Sorprende y sobrecoge la fragilidad del análisis electoral de los desfavorecidos. Lo primero en lo que uno piensa es en la falta de educación, en la carencia de recursos analíticos frente al discurso electoral. Pero tal vez sea que la necesidad de enfrentar urgencias básicas cada día posterga cualquier disquisición política por frívola. O quizás simplemente están cansados de tanta desilusión y marcan cualquier cosa sin pensarlo mucho, acudiendo a votar solamente para evitar la multa. En la primera vuelta, estaba en la cola para votar en una escuela de Valparaíso, y el ambiente era grato, relajado. El hombre delante de mí, un trabajador de una empresa de transportes, ya me había hecho reír contándome lo estrafalaria que era la firma de un cliente. Cuando ya era el primero en la fila, la mujer que estaba detrás de mí, de aspecto muy humilde, me dice “por quién votaremos, ¿no?” y me queda mirando, como pidiendo orientación. Por un instante pienso en decirle “por cualquiera menos Keiko”, pero eso es ilegal, así que me contengo. Solamente sonrío y le digo en buen tono “señora, eso tendría que haberlo pensado antes”. Me acordé de ella muchas veces en el camino de regreso, abismado por lo fácil que hubiera sido manipular su voto.

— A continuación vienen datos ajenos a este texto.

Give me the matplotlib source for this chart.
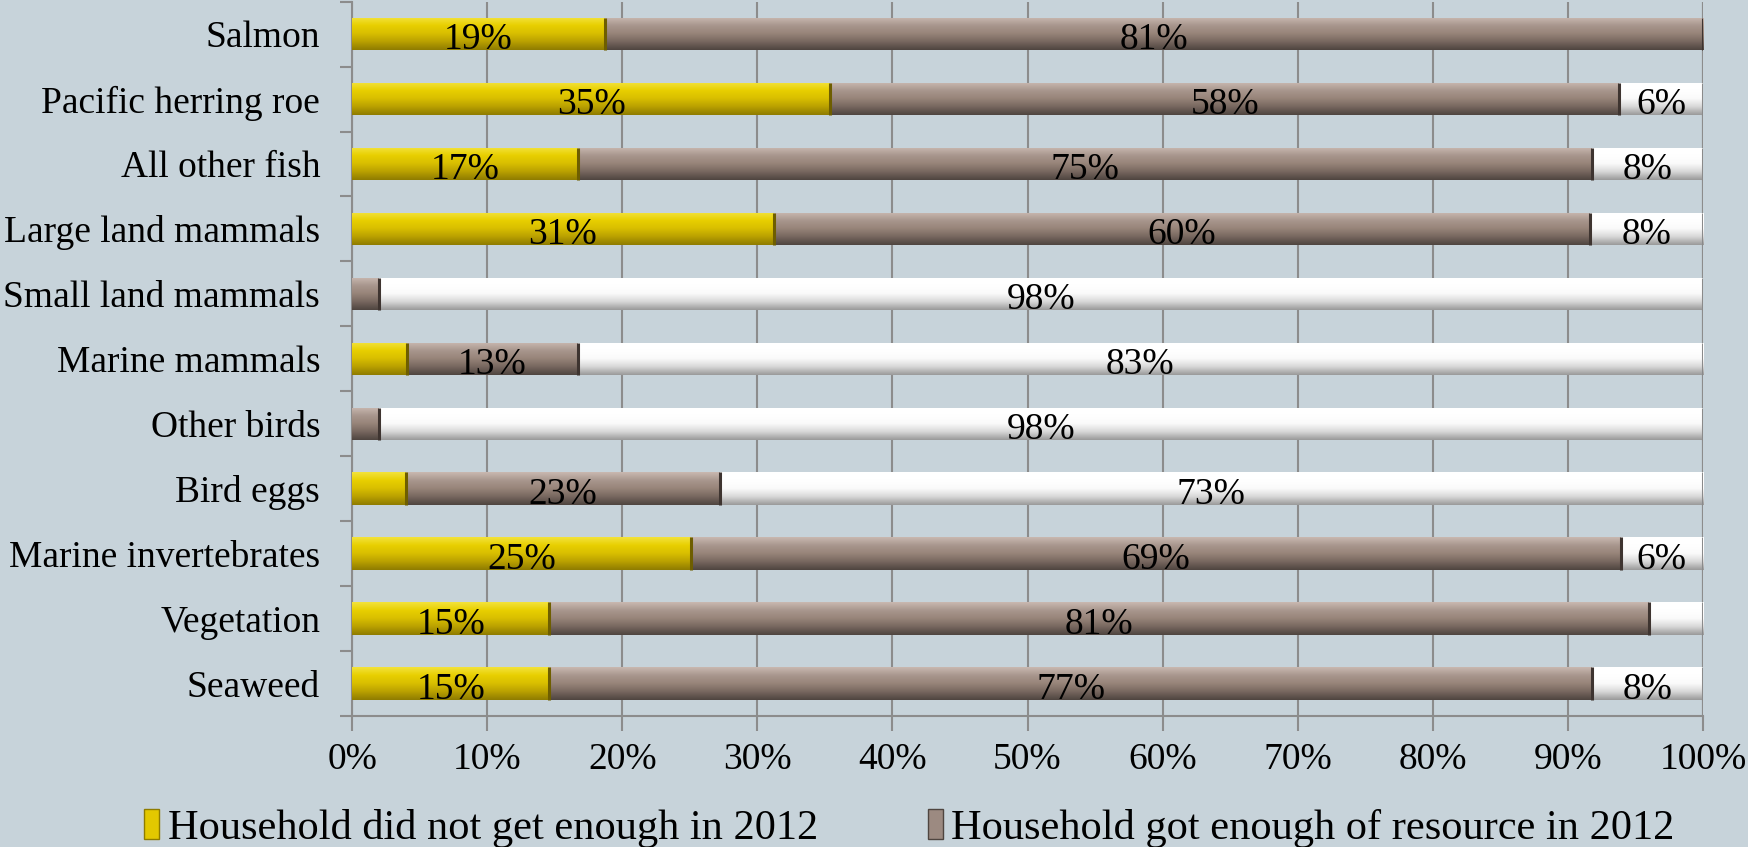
import numpy as np
import matplotlib
matplotlib.use("Agg")
import matplotlib.pyplot as plt
from matplotlib.colors import LinearSegmentedColormap
from matplotlib.patches import Patch

categories = ["Salmon", "Pacific herring roe", "All other fish", "Large land mammals",
              "Small land mammals", "Marine mammals", "Other birds", "Bird eggs",
              "Marine invertebrates", "Vegetation", "Seaweed"]
not_enough = [18.7, 35.4, 16.7, 31.2, 0.0, 4.1, 0.0, 4.0, 25.1, 14.6, 14.6]
got_enough = [81.3, 58.4, 75.1, 60.4, 2.0, 12.6, 2.0, 23.2, 68.8, 81.4, 77.2]
other = [0.0, 6.2, 8.2, 8.4, 98.0, 83.3, 98.0, 72.8, 6.1, 4.0, 8.2]
series_names = ["Household did not get enough in 2012",
                "Household got enough of resource in 2012",
                "Other"]
xticks = [0, 10, 20, 30, 40, 50, 60, 70, 80, 90, 100]

plt.rcParams['font.family'] = ['Liberation Serif', 'DejaVu Serif']
BG = "#C7D3DA"
GRID = "#8C8C8C"

fig = plt.figure(figsize=(17.49, 8.47), dpi=100, facecolor=BG)
ax = fig.add_axes([0.2013, 0.1547, 0.7724, 0.8433], facecolor=BG)

series = [not_enough, got_enough, other]
base_cols = ["#E3C800", "#9C8A81", "#FFFFFF"]
grads = [
    ["#F3E23A", "#E8CF00", "#D8BE00", "#B9A000", "#8F7C00"],
    ["#C9B8B0", "#A8968D", "#978479", "#77675F", "#4F4540"],
    ["#FFFFFF", "#FFFFFF", "#FAFAFA", "#D8D8D8", "#9A9A9A"],
]
edge_dark = ["#6E5E00", "#3E3430", "#8A8A8A"]

y = np.arange(len(categories))
h = 0.5
left = np.zeros(len(categories))
bar_sets = []
for vals, col in zip(series, base_cols):
    bars = ax.barh(y, vals, left=left, height=h, color=col, edgecolor="none", zorder=3)
    bar_sets.append((bars, vals, left.copy()))
    left = left + np.array(vals)

# glossy gradient overlay clipped to each bar
for (bars, vals, lft), g, ed in zip(bar_sets, grads, edge_dark):
    cmap = LinearSegmentedColormap.from_list("g", g)
    grad = np.linspace(0, 1, 64).reshape(-1, 1)
    for r, v in zip(bars.patches, vals):
        if v <= 0:
            continue
        x0, y0 = r.get_x(), r.get_y()
        w, hh = r.get_width(), r.get_height()
        im = ax.imshow(grad, cmap=cmap, aspect="auto", origin="upper",
                       extent=(x0, x0 + w, y0 + hh, y0), zorder=4, interpolation="bicubic")
        im.set_clip_path(r)
        ax.plot([x0 + w, x0 + w], [y0, y0 + hh], color=ed, lw=2.2, zorder=5,
                solid_capstyle="butt")

# labels
for bars, vals, lft in bar_sets:
    for yi, v, l in zip(y, vals, lft):
        if v >= 5:
            ax.text(l + v / 2, yi + 0.03, f"{round(v)}%", ha="center", va="center_baseline",
                    fontsize=27, color="black", zorder=6)

ax.set_xlim(0, 100)
ax.set_ylim(len(categories) - 0.5, -0.5)
ax.set_axisbelow(True)
ax.xaxis.grid(True, color=GRID, lw=1.5, zorder=0)
ax.axvline(100, color=GRID, lw=1.5, zorder=1)

ax.set_xticks(xticks)
ax.set_xticklabels([f"{t}%" for t in xticks], fontsize=27)
ax.tick_params(axis="x", length=11, width=1.5, color=GRID, pad=8)

ax.set_yticks(y)
ax.set_yticklabels(categories, fontsize=27)
ax.tick_params(axis="y", which="major", length=0, pad=23)
ax.set_yticks(np.arange(-0.5, len(categories) + 0.5, 1), minor=True)
ax.tick_params(axis="y", which="minor", length=9, width=1.5, color=GRID)

for s in ["top", "right"]:
    ax.spines[s].set_visible(False)
for s in ["left", "bottom"]:
    ax.spines[s].set_color(GRID)
    ax.spines[s].set_linewidth(1.5)

handles = [Patch(facecolor=base_cols[0], edgecolor="#8F7C00"),
           Patch(facecolor=base_cols[1], edgecolor="#4F4540")]
fig.legend(handles, series_names[:2], loc="center", bbox_to_anchor=(0.52, 0.022),
           ncol=2, frameon=False, fontsize=30.5, handlelength=0.35, handleheight=0.7,
           handletextpad=0.2, columnspacing=2.6)

fig.savefig("out.png", dpi=100, facecolor=BG)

Se salvó la democracia peruana y eso es lo que estamos celebrando. PPK fue un pésimo candidato pero podría ser un buen presidente; eso sí, la gobernabilidad será complicada con el parlamento dominado por una aullante mayoría fujimorista. Ya veremos si cumple lo prometido, y combate la pobreza y la inseguridad, o, como buen derechista, se dedica a cuidar los negocios de los empresarios. Las primeras señales han sido positivas. No creo que haga un mal gobierno, pero si lo hace, sabemos que pasados 5 años, como todos los últimos presidentes de apellido distinto a Fujimori, se irá a su casa. La disfuncional, excluyente e injusta democracia peruana ha sabido mantenerse en pie a pesar de todo. Primero fuimos capaces de tolerar a un enano borrachín mitómano que llegó al final de su gobierno con 6% de aprobación, pero que fue elegido por pelear en la calle contra el fraude electoral fujimontesinista que lo despojó de su victoria. Luego, para evitar a un Humala cuyo círculo hablaba de ir a la guerra con los vecinos, fusilar a los gays y ser un satélite chavista, reincidimos en ungir a un mastodonte ególatra y corrupto con el don de la palabra, que robó un poco menos que en su primer gobierno pero que vendió indultos a los narcos. Finalmente, para impedir el retorno de la mafia fujimorista, hace 5 años elegimos -y estamos terminando de soportar- a un inútil pusilánime que prometió una gran transformación social y solamente transformó su patrimonio. Ahora, para salvarnos de la catástrofe, estamos eligiendo a un gringo anciano (tiene nacionalidad estadounidense y 77 años) con pasado de lobbista internacional. Que los dioses nos ayuden.

PD: reincidiendo en antiguas promesas incumplidas, declaro que pretendo retomar este abandonado blog, con un post cada domingo.